## Dataset content
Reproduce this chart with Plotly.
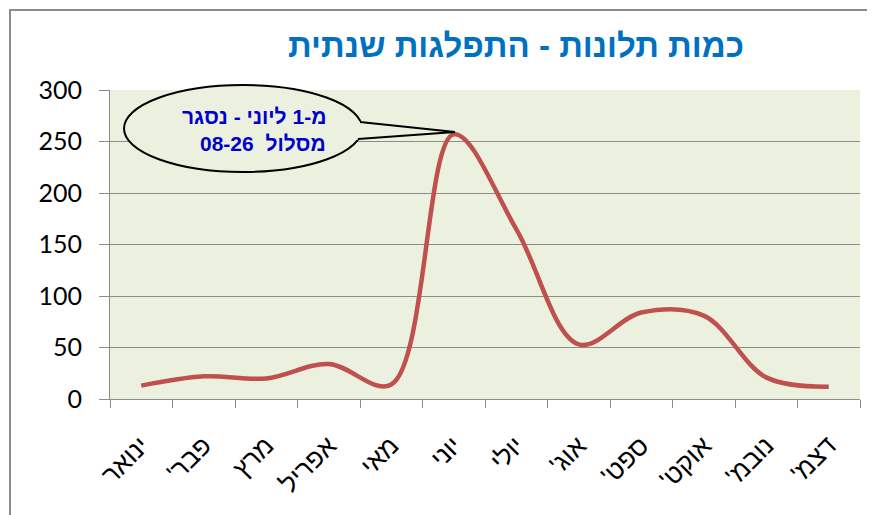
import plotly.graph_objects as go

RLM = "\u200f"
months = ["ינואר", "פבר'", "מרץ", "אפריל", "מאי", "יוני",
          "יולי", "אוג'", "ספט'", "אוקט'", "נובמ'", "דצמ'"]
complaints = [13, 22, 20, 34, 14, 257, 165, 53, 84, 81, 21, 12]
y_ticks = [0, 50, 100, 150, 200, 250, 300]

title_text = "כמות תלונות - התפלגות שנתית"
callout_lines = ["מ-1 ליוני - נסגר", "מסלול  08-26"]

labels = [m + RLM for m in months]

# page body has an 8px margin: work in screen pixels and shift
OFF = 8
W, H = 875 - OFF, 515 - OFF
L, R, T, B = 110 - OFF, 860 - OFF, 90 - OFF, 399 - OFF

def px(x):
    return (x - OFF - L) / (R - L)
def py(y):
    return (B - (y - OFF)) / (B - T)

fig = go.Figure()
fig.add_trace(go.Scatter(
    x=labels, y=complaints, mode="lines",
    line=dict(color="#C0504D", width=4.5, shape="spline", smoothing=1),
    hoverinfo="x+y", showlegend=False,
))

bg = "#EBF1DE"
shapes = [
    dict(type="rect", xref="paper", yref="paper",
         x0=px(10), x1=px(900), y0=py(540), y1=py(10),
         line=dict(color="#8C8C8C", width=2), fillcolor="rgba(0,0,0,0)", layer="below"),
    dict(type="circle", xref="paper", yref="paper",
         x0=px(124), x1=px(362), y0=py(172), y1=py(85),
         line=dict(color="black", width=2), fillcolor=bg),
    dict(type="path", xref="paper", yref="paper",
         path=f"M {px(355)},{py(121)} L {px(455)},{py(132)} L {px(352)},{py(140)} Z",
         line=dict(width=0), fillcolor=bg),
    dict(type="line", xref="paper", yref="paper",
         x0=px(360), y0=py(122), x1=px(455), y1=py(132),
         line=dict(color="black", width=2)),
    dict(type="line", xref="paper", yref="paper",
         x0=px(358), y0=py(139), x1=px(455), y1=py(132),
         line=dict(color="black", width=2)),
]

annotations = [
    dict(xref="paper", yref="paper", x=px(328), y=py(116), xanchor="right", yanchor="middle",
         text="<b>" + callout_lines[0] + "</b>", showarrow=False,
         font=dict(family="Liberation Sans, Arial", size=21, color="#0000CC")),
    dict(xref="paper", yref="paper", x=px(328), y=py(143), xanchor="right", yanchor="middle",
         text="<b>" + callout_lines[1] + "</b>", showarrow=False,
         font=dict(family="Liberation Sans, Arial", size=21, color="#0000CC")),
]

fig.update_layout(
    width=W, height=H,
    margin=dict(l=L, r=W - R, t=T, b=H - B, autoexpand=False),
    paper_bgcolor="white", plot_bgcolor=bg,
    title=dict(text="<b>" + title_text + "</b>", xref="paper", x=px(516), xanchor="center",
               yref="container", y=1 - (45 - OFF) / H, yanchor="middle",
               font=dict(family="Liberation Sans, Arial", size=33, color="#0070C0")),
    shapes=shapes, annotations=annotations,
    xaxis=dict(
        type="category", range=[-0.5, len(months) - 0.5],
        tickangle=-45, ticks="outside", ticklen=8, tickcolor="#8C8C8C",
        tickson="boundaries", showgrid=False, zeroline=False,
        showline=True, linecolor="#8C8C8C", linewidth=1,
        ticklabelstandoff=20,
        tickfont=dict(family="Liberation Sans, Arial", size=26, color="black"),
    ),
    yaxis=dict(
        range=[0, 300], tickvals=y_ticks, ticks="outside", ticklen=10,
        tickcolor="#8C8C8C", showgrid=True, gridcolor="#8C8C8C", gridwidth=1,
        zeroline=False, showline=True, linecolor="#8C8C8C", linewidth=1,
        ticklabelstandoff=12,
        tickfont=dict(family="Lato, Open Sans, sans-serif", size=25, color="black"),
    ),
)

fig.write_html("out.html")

## What the exercise asks
Without the pictures, return the listing above from its first line through the line that has "L, R, T, B = 110".

## Answer to the exercise
Reproduce this chart with Plotly.
import plotly.graph_objects as go

RLM = "\u200f"
months = ["ינואר", "פבר'", "מרץ", "אפריל", "מאי", "יוני",
          "יולי", "אוג'", "ספט'", "אוקט'", "נובמ'", "דצמ'"]
complaints = [13, 22, 20, 34, 14, 257, 165, 53, 84, 81, 21, 12]
y_ticks = [0, 50, 100, 150, 200, 250, 300]

title_text = "כמות תלונות - התפלגות שנתית"
callout_lines = ["מ-1 ליוני - נסגר", "מסלול  08-26"]

labels = [m + RLM for m in months]

# page body has an 8px margin: work in screen pixels and shift
OFF = 8
W, H = 875 - OFF, 515 - OFF
L, R, T, B = 110 - OFF, 860 - OFF, 90 - OFF, 399 - OFF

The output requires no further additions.